Memorization and rote learning, of course, gets a bad rap. For years repetition has been deemed an inadequate teaching technique.
However, memorization is still a highly valuable teaching and study practice. Some examples are typing, playing the piano, and learning an alphabet, a language, or the multiplication tables. None of these skills could be learned without the use of repetition, memorization, and “rote learning”.
In learning a language, repetition is essential. After all, a new word often isn’t registered into the brain until it’s been repeated about 15 times.
We educators need to respond to changing times in a proactive way. We can’t go back in time or change students’ behaviors. Instead, it’s time to take the efforts to adapt the multimedia, quick-paced digital generation.

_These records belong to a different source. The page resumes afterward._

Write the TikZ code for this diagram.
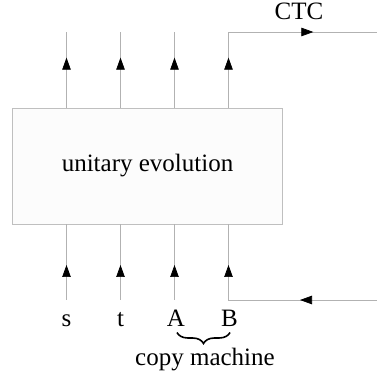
\documentclass[tikz,border=0pt]{standalone}
\usepackage{fontspec}
\setmainfont{Liberation Serif}
\usetikzlibrary{arrows.meta, decorations.markings, decorations.pathreplacing, positioning, calc}

\tikzset{
  head/.tip={Triangle[length=12pt,width=8.5pt]},
  wire/.style={draw=black!30, line width=0.7pt},
  flow/.style={postaction={decorate, decoration={markings, mark=at position #1 with {\arrow[black]{head}}}}},
  box/.style={draw=black!25, fill=black!1, line width=0.7pt, minimum width=270pt, minimum height=116pt},
  lbl/.style={anchor=base, inner sep=1pt}
}

\begin{document}
\begin{tikzpicture}[x=1pt, y=1pt, font=\fontsize{25}{30}\selectfont]
        % Fix the page size
        \useasboundingbox (0,0) rectangle (377,377);

        % The evolution box
        \node[box] (evo) at (147.5,211) {unitary evolution};

        % Labels of the four systems
        \node[lbl] (s) at (66.5,50) {s};
        \node[lbl] (t) at (120.5,50) {t};
        \node[lbl] (A) at (176,50) {A};
        \node[lbl] (B) at (229.5,50) {B};

        % Wires going in and out of the box
        \foreach \n/\x in {s/66.5,t/120.5,A/174.5} {
            \coordinate (\n-in) at (\x,77);
            \coordinate (\n-out) at (\x,345);
            \draw[wire, flow=35pt] (\n-in) -- (evo.south -| \n-in);
            \draw[wire, flow=50pt] (evo.north -| \n-out) -- (\n-out);
        }

        % B comes back round through the CTC
        \coordinate (B-in) at (228.5,77);
        \coordinate (B-out) at (228.5,345);
        \coordinate (ctc-in) at (377,77);
        \coordinate (ctc-out) at (377,345);
        \draw[wire, flow=77pt, flow=183.5pt] (ctc-in) -- (B-in) -- (evo.south -| B-in);
        \draw[wire, flow=50pt, flow=160.5pt] (evo.north -| B-out) -- (B-out) -- (ctc-out);
        \node[lbl] (ctc) at (299,357) {CTC};

        % Brace under A and B
        \draw[decorate, decoration={brace, mirror, amplitude=11pt}, line width=1.6pt]
            (177,44.5) -- (230,44.5);
        \node[lbl] (copy) at (205,12) {copy machine};
\end{tikzpicture}
\end{document}
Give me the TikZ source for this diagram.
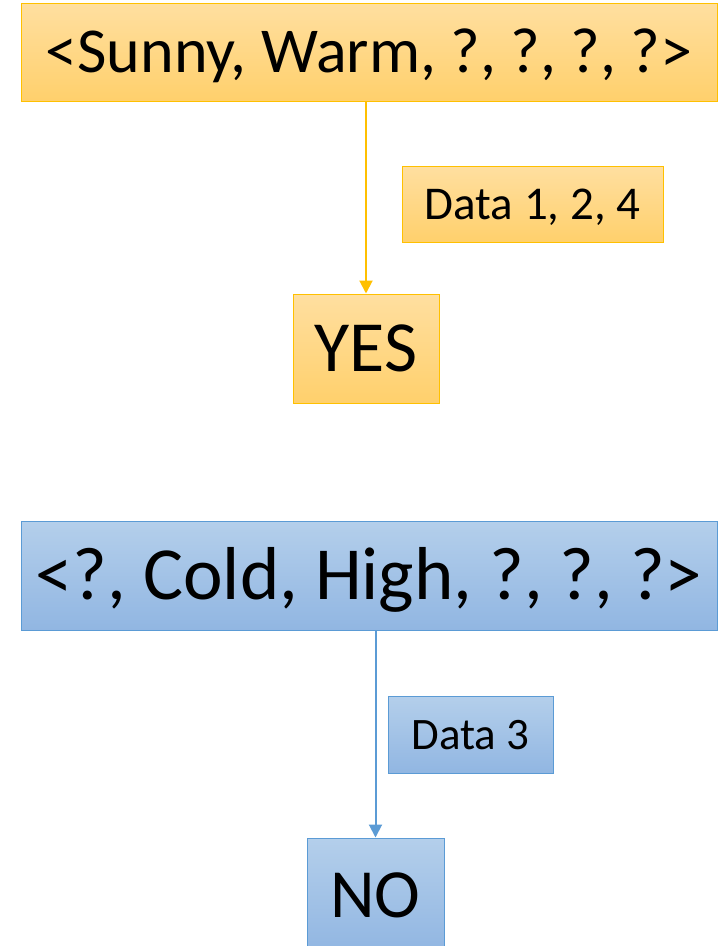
\documentclass[tikz,border=0pt]{standalone}
\usepackage{fontspec}
\setmainfont{Carlito}
\usetikzlibrary{arrows.meta}
\definecolor{goldtop}{HTML}{FFDFA0}
\definecolor{goldbot}{HTML}{FFD06C}
\definecolor{goldline}{HTML}{FFC000}
\definecolor{bluetop}{HTML}{B4CFEB}
\definecolor{bluebot}{HTML}{91B6E2}
\definecolor{blueline}{HTML}{5B9BD5}
\tikzset{
  goldbox/.style={draw=goldline, line width=1pt, top color=goldtop, bottom color=goldbot, inner sep=0pt, text depth=0pt},
  bluebox/.style={draw=blueline, line width=1pt, top color=bluetop, bottom color=bluebot, inner sep=0pt, text depth=0pt},
  goldarrow/.style={draw=goldline, line width=2pt, -{Triangle[width=13pt,length=13pt]}},
  bluearrow/.style={draw=blueline, line width=2pt, -{Triangle[width=13pt,length=13pt]}},
}
\begin{document}
\begin{tikzpicture}[x=1pt,y=-1pt]
\useasboundingbox (0,0) rectangle (719,946);
\node[goldbox, minimum width=696pt, minimum height=98pt, text height=41.2pt, font=\fontsize{64}{70}\selectfont] (h1) at (369,52) {<Sunny, Warm, ?, ?, ?, ?>};
\node[goldbox, minimum width=261pt, minimum height=76pt, text height=30.3pt, font=\fontsize{47}{52}\selectfont] (d1) at (532.5,204) {Data 1, 2, 4};
\node[goldbox, minimum width=146pt, minimum height=109pt, text height=46.4pt, font=\fontsize{72}{80}\selectfont] (yes) at (366,348.5) {YES};
\draw[goldarrow] (h1.south -| yes.north) -- (yes.north);
\node[bluebox, minimum width=696pt, minimum height=109pt, text height=48.3pt, font=\fontsize{75}{82}\selectfont] (h2) at (369,575.5) {<?, Cold, High, ?, ?, ?>};
\node[bluebox, minimum width=165pt, minimum height=77pt, text height=29pt, font=\fontsize{45}{50}\selectfont] (d2) at (470.5,734.5) {Data 3};
\node[bluebox, minimum width=137pt, minimum height=114pt, text height=44.4pt, font=\fontsize{69}{76}\selectfont] (no) at (375.5,895) {NO};
\draw[bluearrow] (h2.south -| no.north) -- (no.north);
\end{tikzpicture}
\end{document}
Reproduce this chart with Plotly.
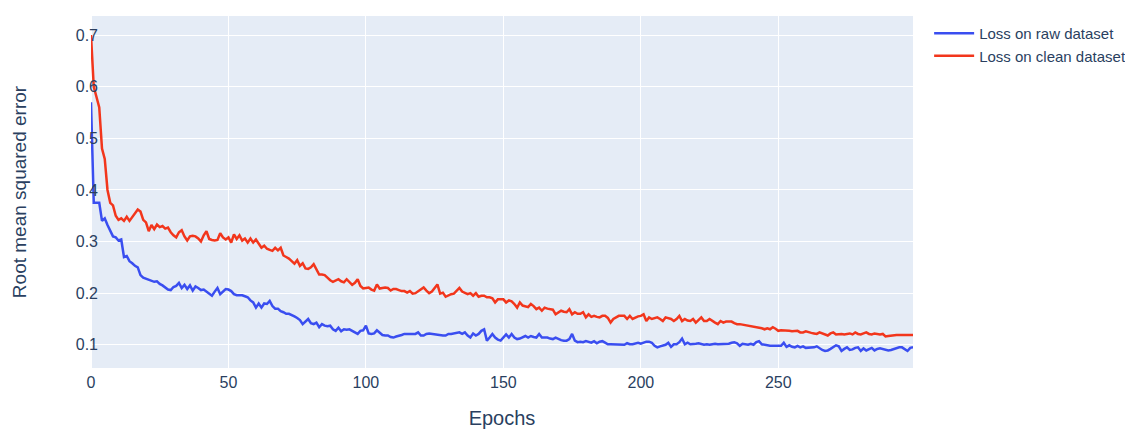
import plotly.graph_objects as go

epochs = list(range(300))

raw_loss = [
    0.570, 0.375, 0.375, 0.375, 0.340, 0.345, 0.332, 0.320, 0.310, 0.308,
    0.302, 0.304, 0.270, 0.272, 0.262, 0.258, 0.253, 0.250, 0.235, 0.230,
    0.228, 0.226, 0.224, 0.222, 0.223, 0.218, 0.215, 0.211, 0.207, 0.206,
    0.212, 0.214, 0.220, 0.210, 0.216, 0.208, 0.215, 0.205, 0.213, 0.210,
    0.206, 0.207, 0.203, 0.200, 0.195, 0.203, 0.210, 0.198, 0.204, 0.208,
    0.207, 0.204, 0.198, 0.196, 0.196, 0.196, 0.194, 0.192, 0.186, 0.182,
    0.172, 0.180, 0.172, 0.180, 0.179, 0.185, 0.175, 0.170, 0.170, 0.165,
    0.163, 0.160, 0.160, 0.158, 0.155, 0.152, 0.148, 0.140, 0.146, 0.150,
    0.142, 0.140, 0.143, 0.134, 0.140, 0.137, 0.136, 0.137, 0.130, 0.127,
    0.133, 0.126, 0.130, 0.129, 0.130, 0.127, 0.124, 0.121, 0.127, 0.128,
    0.137, 0.122, 0.121, 0.122, 0.128, 0.123, 0.119, 0.118, 0.118, 0.115,
    0.114, 0.116, 0.117, 0.119, 0.121, 0.121, 0.122, 0.122, 0.121, 0.124,
    0.118, 0.118, 0.121, 0.122, 0.121, 0.120, 0.120, 0.119, 0.118, 0.118,
    0.121, 0.121, 0.122, 0.123, 0.124, 0.121, 0.124, 0.118, 0.114, 0.122,
    0.118, 0.121, 0.127, 0.130, 0.108, 0.114, 0.121, 0.114, 0.110, 0.108,
    0.113, 0.120, 0.114, 0.121, 0.114, 0.111, 0.112, 0.114, 0.117, 0.114,
    0.117, 0.115, 0.114, 0.121, 0.114, 0.114, 0.114, 0.112, 0.111, 0.114,
    0.111, 0.109, 0.108, 0.108, 0.111, 0.121, 0.108, 0.105, 0.106, 0.105,
    0.107, 0.106, 0.104, 0.107, 0.103, 0.106, 0.107, 0.104, 0.101, 0.101,
    0.101, 0.101, 0.101, 0.101, 0.100, 0.103, 0.101, 0.101, 0.102, 0.104,
    0.102, 0.104, 0.106, 0.106, 0.104, 0.098, 0.095, 0.097, 0.099, 0.100,
    0.104, 0.096, 0.101, 0.101, 0.105, 0.112, 0.101, 0.104, 0.101, 0.101,
    0.102, 0.103, 0.101, 0.100, 0.101, 0.100, 0.101, 0.102, 0.101, 0.101,
    0.101, 0.101, 0.102, 0.104, 0.105, 0.103, 0.098, 0.102, 0.101, 0.100,
    0.102, 0.100, 0.105, 0.107, 0.101, 0.100, 0.098, 0.098, 0.098, 0.098,
    0.098, 0.098, 0.104, 0.096, 0.099, 0.096, 0.095, 0.098, 0.095, 0.097,
    0.094, 0.094, 0.095, 0.095, 0.097, 0.093, 0.090, 0.088, 0.089, 0.092,
    0.095, 0.099, 0.097, 0.088, 0.092, 0.095, 0.090, 0.091, 0.094, 0.095,
    0.088, 0.093, 0.089, 0.091, 0.094, 0.089, 0.092, 0.093, 0.092, 0.091,
    0.089, 0.090, 0.092, 0.094, 0.095, 0.095, 0.092, 0.088, 0.094, 0.095,
]

clean_loss = [
    0.700, 0.600, 0.580, 0.560, 0.480, 0.460, 0.400, 0.375, 0.370, 0.350,
    0.342, 0.345, 0.340, 0.348, 0.340, 0.347, 0.355, 0.362, 0.358, 0.342,
    0.337, 0.320, 0.332, 0.324, 0.333, 0.328, 0.330, 0.325, 0.327, 0.318,
    0.312, 0.308, 0.318, 0.322, 0.310, 0.302, 0.310, 0.311, 0.310, 0.306,
    0.300, 0.312, 0.320, 0.305, 0.303, 0.302, 0.303, 0.316, 0.308, 0.304,
    0.308, 0.298, 0.314, 0.305, 0.312, 0.302, 0.306, 0.298, 0.306, 0.298,
    0.304, 0.295, 0.288, 0.292, 0.286, 0.284, 0.282, 0.288, 0.283, 0.288,
    0.273, 0.270, 0.267, 0.262, 0.257, 0.264, 0.253, 0.258, 0.248, 0.247,
    0.250, 0.256, 0.245, 0.236, 0.236, 0.235, 0.230, 0.225, 0.222, 0.224,
    0.227, 0.223, 0.221, 0.227, 0.221, 0.216, 0.220, 0.227, 0.214, 0.209,
    0.210, 0.211, 0.207, 0.205, 0.217, 0.209, 0.210, 0.211, 0.210, 0.205,
    0.208, 0.208, 0.206, 0.204, 0.204, 0.201, 0.204, 0.199, 0.200, 0.204,
    0.208, 0.211, 0.205, 0.200, 0.203, 0.210, 0.217, 0.199, 0.201, 0.193,
    0.196, 0.198, 0.199, 0.205, 0.210, 0.203, 0.200, 0.198, 0.200, 0.195,
    0.200, 0.193, 0.195, 0.195, 0.192, 0.192, 0.190, 0.182, 0.188, 0.188,
    0.188, 0.182, 0.186, 0.184, 0.179, 0.172, 0.182, 0.176, 0.174, 0.173,
    0.179, 0.175, 0.169, 0.172, 0.166, 0.172, 0.170, 0.169, 0.168, 0.159,
    0.163, 0.166, 0.164, 0.163, 0.169, 0.159, 0.163, 0.160, 0.160, 0.163,
    0.153, 0.159, 0.154, 0.156, 0.154, 0.153, 0.156, 0.156, 0.152, 0.143,
    0.150, 0.153, 0.156, 0.156, 0.156, 0.150, 0.156, 0.150, 0.153, 0.155,
    0.156, 0.159, 0.146, 0.153, 0.150, 0.152, 0.153, 0.150, 0.146, 0.153,
    0.151, 0.150, 0.146, 0.150, 0.156, 0.146, 0.150, 0.147, 0.146, 0.150,
    0.143, 0.148, 0.153, 0.146, 0.146, 0.150, 0.146, 0.143, 0.140, 0.146,
    0.143, 0.145, 0.145, 0.145, 0.142, 0.140, 0.140, 0.139, 0.139, 0.138,
    0.137, 0.135, 0.134, 0.134, 0.132, 0.130, 0.132, 0.130, 0.134, 0.131,
    0.127, 0.128, 0.128, 0.128, 0.127, 0.126, 0.126, 0.127, 0.124, 0.124,
    0.126, 0.124, 0.123, 0.122, 0.121, 0.124, 0.122, 0.121, 0.118, 0.122,
    0.124, 0.120, 0.121, 0.121, 0.120, 0.121, 0.122, 0.120, 0.124, 0.121,
    0.120, 0.122, 0.124, 0.121, 0.120, 0.122, 0.121, 0.120, 0.121, 0.116,
    0.117, 0.118, 0.118, 0.119, 0.119, 0.119, 0.119, 0.119, 0.119, 0.119,
]

series_names = ["Loss on raw dataset", "Loss on clean dataset"]
series_colors = ["#3a4ef0", "#f2361c"]

fig = go.Figure()
fig.add_trace(go.Scatter(x=epochs, y=raw_loss, mode="lines", name=series_names[0],
                         line=dict(color=series_colors[0], width=2.5)))
fig.add_trace(go.Scatter(x=epochs, y=clean_loss, mode="lines", name=series_names[1],
                         line=dict(color=series_colors[1], width=2.5)))

fig.update_layout(
    template="plotly",
    width=1133, height=429,
    margin=dict(l=83, r=228, t=8, b=69),
    font=dict(family="Liberation Sans, Arial, sans-serif", size=16, color="#2a3f5f"),
    legend=dict(xref="container", yref="container", x=0.813, y=0.979,
                xanchor="left", yanchor="top", font=dict(size=15),
                tracegroupgap=0, itemwidth=40),
    xaxis=dict(title=dict(text="Epochs", font=dict(size=20), standoff=20),
               range=[0, 299], tickvals=[0, 50, 100, 150, 200, 250],
               ticklabelstandoff=3),
    yaxis=dict(title=dict(text="Root mean squared error", font=dict(size=19), standoff=44),
               range=[0.055, 0.737], tickvals=[0.1, 0.2, 0.3, 0.4, 0.5, 0.6, 0.7],
               ticklabelstandoff=-8),
)

fig.write_html("out.html")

Blended learning techniques involving audio and visual tools are an absolute must. A learning management system (LMS) is one big tool that offers many possibilities for educators and subject matter experts interested in designing a dynamic course that caters to our tech-savvy youth.
However, even if you don’t use an LMS or incorporate online learning into your classroom, you can still tap into the audio and visual pedagogical tools on your own. Make a podcast that students can listen to on their ride home, or on their way to work. Create a video of your classroom, encouraging students to participate.
There are many ways, using an LMS or not, to adapt to the digital generation’s ways, rather than simply lamenting them.